Goal:
Copy every line of the data in which the word "Output" occurs.

Provided data:
* * *
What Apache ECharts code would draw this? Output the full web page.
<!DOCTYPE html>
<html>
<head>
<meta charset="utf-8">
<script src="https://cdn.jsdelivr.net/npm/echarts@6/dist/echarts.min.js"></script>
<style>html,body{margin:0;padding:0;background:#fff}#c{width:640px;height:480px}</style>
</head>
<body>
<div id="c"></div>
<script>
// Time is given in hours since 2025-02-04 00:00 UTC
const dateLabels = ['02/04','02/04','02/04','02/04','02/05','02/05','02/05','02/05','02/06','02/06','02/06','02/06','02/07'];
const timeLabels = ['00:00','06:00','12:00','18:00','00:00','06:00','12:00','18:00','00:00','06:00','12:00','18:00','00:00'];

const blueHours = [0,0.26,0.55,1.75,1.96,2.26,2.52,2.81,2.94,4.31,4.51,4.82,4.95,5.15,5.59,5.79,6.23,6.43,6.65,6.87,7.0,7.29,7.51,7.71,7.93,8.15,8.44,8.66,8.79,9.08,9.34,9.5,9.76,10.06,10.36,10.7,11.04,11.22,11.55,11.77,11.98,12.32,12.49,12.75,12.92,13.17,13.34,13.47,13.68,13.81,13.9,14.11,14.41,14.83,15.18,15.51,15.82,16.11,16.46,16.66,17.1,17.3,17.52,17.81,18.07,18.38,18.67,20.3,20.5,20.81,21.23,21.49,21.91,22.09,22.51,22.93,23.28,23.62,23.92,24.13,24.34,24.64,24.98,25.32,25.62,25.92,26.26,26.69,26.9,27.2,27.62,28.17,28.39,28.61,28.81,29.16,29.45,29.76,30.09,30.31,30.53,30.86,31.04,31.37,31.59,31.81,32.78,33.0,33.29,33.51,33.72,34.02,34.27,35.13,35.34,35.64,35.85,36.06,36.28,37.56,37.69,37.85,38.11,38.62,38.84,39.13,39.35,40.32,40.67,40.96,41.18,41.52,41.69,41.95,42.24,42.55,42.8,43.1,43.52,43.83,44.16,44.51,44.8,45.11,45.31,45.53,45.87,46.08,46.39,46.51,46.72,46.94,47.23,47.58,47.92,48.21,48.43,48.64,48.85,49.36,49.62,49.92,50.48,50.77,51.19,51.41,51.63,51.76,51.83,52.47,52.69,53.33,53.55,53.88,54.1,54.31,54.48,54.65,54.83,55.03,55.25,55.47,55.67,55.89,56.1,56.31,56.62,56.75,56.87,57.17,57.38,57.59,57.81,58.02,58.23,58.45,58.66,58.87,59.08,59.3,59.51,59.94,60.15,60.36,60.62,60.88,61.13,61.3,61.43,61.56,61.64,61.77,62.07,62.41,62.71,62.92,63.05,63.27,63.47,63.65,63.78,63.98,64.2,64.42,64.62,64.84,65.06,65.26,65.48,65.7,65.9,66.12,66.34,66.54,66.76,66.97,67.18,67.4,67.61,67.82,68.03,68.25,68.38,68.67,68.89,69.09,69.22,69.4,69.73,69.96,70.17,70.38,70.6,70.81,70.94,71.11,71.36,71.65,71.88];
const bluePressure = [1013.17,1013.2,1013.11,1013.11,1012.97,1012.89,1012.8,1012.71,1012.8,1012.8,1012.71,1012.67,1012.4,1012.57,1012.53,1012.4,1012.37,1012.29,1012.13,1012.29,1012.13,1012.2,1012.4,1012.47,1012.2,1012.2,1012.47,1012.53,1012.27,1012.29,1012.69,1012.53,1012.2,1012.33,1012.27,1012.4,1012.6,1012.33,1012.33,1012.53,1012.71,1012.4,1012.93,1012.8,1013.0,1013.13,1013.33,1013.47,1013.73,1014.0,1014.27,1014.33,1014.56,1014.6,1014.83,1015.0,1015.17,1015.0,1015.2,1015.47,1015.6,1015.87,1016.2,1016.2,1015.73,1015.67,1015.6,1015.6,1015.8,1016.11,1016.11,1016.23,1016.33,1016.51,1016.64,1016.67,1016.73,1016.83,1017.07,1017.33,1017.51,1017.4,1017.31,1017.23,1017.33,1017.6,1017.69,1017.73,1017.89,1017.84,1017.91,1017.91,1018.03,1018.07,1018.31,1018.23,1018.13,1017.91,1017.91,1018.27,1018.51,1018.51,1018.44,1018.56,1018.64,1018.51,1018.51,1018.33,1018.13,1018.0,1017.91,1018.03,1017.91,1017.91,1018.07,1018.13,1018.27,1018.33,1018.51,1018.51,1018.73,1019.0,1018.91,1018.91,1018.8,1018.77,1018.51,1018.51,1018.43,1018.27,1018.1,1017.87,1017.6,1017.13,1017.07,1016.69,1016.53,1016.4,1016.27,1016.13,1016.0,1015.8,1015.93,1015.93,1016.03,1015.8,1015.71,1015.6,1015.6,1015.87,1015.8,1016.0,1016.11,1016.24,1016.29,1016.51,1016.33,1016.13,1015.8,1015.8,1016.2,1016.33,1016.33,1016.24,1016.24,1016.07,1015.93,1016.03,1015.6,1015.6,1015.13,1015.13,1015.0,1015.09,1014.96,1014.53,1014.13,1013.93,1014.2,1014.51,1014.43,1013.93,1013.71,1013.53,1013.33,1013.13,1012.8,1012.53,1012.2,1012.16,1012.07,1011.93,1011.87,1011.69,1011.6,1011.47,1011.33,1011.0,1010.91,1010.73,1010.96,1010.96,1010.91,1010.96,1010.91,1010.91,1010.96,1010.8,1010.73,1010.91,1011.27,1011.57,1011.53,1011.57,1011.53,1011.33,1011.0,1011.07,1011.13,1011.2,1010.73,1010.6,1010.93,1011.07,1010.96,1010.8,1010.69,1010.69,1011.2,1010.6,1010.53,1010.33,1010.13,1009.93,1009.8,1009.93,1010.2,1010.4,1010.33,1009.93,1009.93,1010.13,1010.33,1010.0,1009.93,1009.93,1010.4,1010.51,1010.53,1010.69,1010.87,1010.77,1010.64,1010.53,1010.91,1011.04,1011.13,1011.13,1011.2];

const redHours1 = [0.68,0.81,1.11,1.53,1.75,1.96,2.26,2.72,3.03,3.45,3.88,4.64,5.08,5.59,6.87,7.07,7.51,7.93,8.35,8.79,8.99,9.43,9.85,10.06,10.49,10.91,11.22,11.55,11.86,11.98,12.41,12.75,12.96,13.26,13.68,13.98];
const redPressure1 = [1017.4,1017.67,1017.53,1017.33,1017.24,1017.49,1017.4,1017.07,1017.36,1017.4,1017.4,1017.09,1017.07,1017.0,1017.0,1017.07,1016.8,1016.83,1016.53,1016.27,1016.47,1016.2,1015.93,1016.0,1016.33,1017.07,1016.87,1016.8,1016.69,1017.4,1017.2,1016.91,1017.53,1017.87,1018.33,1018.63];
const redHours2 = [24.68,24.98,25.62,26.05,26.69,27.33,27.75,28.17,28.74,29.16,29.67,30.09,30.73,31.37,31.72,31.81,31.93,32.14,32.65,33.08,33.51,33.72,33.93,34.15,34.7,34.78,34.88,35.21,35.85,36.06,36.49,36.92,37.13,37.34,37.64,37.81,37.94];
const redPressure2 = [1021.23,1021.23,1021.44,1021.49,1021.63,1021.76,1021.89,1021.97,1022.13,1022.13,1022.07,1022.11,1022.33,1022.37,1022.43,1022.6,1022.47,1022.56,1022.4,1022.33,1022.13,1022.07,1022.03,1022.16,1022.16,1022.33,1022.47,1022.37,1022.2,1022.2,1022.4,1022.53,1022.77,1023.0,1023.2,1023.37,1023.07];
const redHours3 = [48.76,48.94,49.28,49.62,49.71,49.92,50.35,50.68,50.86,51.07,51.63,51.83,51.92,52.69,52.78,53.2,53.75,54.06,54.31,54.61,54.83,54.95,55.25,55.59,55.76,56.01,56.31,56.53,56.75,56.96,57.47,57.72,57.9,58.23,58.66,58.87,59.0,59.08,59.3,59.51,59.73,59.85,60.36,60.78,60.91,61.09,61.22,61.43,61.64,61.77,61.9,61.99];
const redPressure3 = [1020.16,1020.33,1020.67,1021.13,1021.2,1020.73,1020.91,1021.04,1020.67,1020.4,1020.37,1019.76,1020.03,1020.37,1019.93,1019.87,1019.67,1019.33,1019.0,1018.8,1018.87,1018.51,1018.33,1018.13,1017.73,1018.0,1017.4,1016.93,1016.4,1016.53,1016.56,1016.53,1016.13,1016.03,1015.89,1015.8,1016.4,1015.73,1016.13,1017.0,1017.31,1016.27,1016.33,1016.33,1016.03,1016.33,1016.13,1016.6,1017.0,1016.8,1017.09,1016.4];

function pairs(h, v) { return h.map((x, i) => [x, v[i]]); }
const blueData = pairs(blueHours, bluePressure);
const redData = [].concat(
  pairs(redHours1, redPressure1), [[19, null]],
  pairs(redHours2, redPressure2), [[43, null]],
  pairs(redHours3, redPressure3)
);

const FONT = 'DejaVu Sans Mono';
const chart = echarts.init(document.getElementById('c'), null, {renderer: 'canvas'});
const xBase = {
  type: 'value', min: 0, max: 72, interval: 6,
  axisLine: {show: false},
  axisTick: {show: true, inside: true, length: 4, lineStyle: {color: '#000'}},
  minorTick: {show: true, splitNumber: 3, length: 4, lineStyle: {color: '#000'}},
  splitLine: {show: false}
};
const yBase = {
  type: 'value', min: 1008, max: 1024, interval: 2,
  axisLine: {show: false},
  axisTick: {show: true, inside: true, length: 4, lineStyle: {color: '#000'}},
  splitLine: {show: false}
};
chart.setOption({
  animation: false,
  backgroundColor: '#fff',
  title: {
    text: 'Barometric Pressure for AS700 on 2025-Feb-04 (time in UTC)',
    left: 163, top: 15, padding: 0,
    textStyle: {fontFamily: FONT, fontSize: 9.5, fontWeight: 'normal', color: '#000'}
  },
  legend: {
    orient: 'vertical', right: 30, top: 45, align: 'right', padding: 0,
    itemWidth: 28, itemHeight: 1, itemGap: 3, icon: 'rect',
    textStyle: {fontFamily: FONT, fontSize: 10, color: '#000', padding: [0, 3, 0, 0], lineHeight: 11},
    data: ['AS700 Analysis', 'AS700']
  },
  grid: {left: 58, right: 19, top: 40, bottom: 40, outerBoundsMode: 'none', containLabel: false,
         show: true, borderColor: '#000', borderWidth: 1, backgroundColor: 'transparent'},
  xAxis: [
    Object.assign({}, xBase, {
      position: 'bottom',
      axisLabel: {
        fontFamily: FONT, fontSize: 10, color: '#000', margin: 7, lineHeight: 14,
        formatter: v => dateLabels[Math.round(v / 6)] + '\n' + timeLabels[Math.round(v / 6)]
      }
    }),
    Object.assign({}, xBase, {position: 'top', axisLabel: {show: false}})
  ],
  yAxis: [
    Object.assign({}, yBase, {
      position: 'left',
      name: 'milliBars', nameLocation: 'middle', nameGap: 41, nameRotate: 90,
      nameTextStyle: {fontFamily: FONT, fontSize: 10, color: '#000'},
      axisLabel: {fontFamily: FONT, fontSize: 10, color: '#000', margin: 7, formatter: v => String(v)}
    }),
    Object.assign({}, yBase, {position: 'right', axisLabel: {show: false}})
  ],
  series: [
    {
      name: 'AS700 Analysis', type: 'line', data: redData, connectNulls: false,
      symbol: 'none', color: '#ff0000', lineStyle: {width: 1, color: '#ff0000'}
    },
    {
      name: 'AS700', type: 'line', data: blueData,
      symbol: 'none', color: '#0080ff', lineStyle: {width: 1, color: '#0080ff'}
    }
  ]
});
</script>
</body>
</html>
* * *
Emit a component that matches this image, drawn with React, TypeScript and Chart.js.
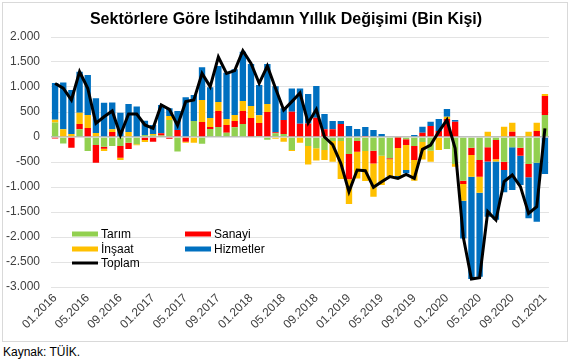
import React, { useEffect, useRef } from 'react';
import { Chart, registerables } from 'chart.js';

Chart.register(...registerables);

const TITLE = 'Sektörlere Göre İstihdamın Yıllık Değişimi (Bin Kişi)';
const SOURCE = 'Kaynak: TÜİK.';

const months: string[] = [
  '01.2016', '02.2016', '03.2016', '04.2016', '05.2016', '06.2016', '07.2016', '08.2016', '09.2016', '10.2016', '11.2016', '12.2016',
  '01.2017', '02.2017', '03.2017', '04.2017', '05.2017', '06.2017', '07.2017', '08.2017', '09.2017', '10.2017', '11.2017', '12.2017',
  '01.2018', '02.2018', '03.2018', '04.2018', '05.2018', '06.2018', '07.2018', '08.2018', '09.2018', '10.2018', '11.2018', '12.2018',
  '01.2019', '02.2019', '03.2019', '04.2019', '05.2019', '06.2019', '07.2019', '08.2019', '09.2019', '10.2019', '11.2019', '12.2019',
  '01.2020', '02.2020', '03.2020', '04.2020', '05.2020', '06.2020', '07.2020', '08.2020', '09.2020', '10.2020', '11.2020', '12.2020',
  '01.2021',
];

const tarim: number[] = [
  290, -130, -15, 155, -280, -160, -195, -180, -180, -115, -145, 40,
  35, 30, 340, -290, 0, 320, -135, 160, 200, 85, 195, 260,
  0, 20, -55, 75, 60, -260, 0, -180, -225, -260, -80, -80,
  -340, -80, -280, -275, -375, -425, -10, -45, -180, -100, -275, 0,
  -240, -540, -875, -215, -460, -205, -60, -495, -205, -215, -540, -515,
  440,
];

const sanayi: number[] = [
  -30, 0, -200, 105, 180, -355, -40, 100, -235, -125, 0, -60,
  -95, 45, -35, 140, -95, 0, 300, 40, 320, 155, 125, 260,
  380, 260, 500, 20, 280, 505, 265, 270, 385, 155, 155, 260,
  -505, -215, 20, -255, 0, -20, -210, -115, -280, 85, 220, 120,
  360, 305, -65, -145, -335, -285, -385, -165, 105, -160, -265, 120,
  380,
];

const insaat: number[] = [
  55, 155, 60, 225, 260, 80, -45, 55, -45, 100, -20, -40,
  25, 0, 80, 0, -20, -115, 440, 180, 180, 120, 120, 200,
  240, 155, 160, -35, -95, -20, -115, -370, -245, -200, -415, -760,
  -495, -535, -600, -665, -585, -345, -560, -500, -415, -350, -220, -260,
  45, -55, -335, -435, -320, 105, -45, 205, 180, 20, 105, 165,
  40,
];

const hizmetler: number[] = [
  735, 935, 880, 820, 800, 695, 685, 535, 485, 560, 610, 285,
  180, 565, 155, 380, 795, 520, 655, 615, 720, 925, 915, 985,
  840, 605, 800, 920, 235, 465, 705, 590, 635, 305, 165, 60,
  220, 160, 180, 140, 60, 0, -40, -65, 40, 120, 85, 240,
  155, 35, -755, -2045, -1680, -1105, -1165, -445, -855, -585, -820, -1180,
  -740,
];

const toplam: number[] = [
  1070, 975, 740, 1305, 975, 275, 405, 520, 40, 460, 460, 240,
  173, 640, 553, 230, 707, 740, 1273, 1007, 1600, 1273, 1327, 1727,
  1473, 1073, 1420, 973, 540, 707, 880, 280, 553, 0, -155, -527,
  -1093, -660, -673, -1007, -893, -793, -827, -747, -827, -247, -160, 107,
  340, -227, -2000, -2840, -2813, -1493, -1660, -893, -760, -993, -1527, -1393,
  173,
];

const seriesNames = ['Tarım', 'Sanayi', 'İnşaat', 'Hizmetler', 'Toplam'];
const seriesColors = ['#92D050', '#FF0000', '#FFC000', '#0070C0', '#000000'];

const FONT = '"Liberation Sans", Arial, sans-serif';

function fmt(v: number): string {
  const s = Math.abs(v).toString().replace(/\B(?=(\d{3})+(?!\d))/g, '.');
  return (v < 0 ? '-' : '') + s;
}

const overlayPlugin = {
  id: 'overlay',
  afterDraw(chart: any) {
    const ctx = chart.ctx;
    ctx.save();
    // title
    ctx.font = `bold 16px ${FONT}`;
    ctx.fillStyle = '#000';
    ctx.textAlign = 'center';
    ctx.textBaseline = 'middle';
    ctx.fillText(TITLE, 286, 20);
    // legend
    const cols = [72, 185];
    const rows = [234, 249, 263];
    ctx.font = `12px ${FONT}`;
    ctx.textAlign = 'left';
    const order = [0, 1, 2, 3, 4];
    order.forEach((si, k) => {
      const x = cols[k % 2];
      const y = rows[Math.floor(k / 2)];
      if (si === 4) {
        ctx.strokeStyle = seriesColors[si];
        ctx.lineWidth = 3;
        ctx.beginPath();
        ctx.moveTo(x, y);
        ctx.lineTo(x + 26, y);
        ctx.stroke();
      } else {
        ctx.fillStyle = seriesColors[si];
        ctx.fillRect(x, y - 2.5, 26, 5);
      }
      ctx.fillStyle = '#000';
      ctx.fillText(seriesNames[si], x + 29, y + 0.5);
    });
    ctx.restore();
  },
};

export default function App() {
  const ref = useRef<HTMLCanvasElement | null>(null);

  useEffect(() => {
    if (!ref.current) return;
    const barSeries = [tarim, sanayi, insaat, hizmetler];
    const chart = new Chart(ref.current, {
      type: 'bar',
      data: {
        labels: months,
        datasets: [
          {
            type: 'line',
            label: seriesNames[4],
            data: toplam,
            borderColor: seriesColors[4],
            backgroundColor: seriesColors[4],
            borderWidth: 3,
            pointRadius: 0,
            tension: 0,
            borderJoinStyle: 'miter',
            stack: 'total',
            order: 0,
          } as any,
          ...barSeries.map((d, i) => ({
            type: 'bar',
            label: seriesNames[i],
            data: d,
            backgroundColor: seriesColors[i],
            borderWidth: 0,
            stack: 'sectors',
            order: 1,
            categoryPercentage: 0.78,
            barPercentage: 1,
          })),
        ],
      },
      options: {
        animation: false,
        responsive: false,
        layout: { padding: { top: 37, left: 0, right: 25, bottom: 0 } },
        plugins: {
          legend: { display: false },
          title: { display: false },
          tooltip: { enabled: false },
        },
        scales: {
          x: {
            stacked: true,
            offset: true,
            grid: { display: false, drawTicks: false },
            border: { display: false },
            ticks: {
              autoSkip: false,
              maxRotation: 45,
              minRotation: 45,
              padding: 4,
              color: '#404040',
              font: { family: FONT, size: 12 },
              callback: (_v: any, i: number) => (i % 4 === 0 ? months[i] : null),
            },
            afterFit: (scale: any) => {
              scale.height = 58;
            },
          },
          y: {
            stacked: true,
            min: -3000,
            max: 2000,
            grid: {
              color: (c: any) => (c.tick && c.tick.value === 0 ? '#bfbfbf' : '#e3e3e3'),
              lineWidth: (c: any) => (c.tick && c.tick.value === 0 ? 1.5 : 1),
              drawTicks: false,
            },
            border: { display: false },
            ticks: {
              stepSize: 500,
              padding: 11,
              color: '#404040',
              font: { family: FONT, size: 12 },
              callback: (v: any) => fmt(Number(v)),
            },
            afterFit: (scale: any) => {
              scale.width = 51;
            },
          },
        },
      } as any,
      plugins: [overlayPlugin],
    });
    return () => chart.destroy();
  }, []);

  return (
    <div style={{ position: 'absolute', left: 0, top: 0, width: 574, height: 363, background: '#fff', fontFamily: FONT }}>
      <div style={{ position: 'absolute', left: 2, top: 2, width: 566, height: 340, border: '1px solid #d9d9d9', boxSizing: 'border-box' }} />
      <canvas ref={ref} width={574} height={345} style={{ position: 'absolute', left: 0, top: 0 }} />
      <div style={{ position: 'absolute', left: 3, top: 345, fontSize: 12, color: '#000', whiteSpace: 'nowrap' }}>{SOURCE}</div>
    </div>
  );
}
* * *
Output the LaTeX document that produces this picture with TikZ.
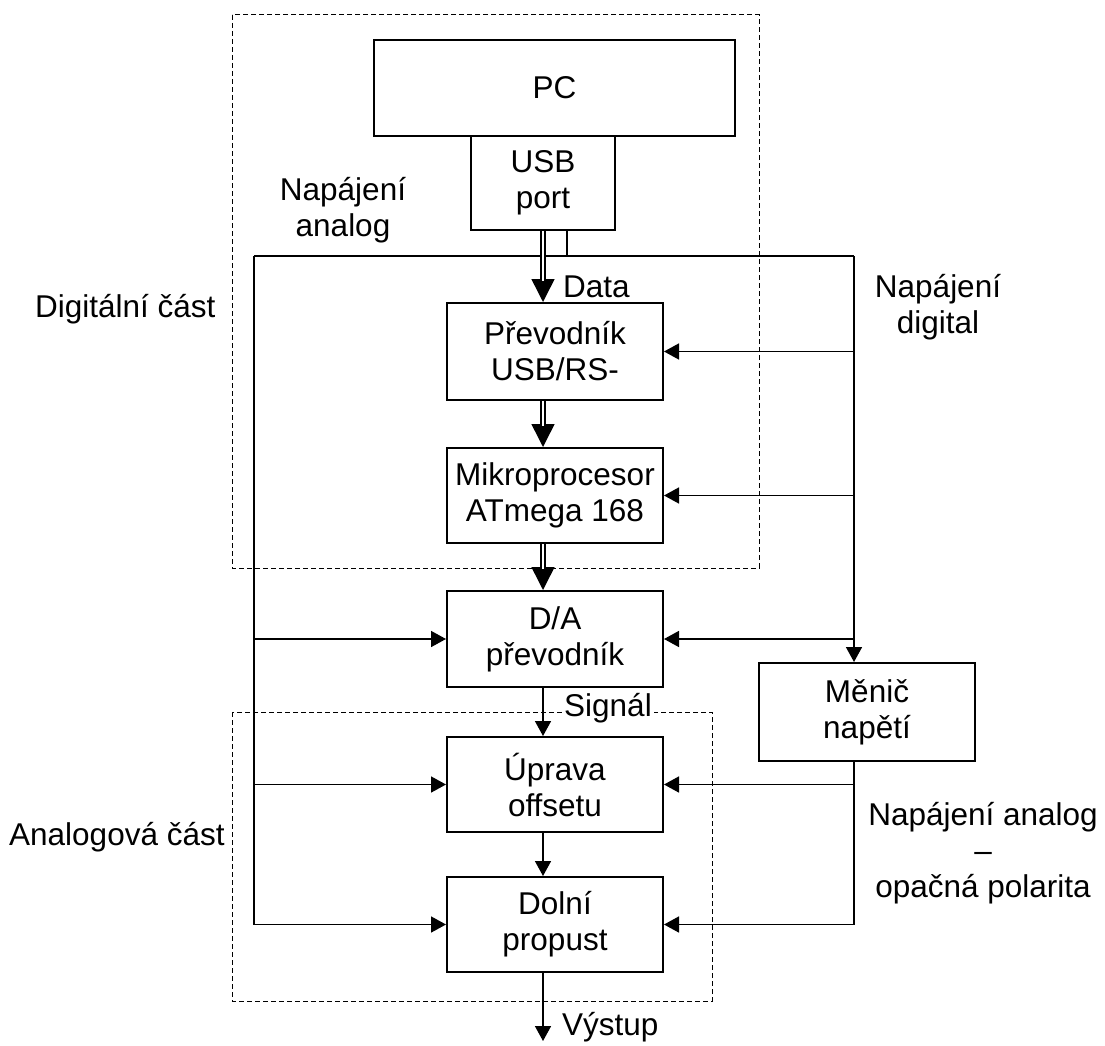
* * *
Complete answer:
What Apache ECharts code would draw this? Output the full web page.
Output the LaTeX document that produces this picture with TikZ.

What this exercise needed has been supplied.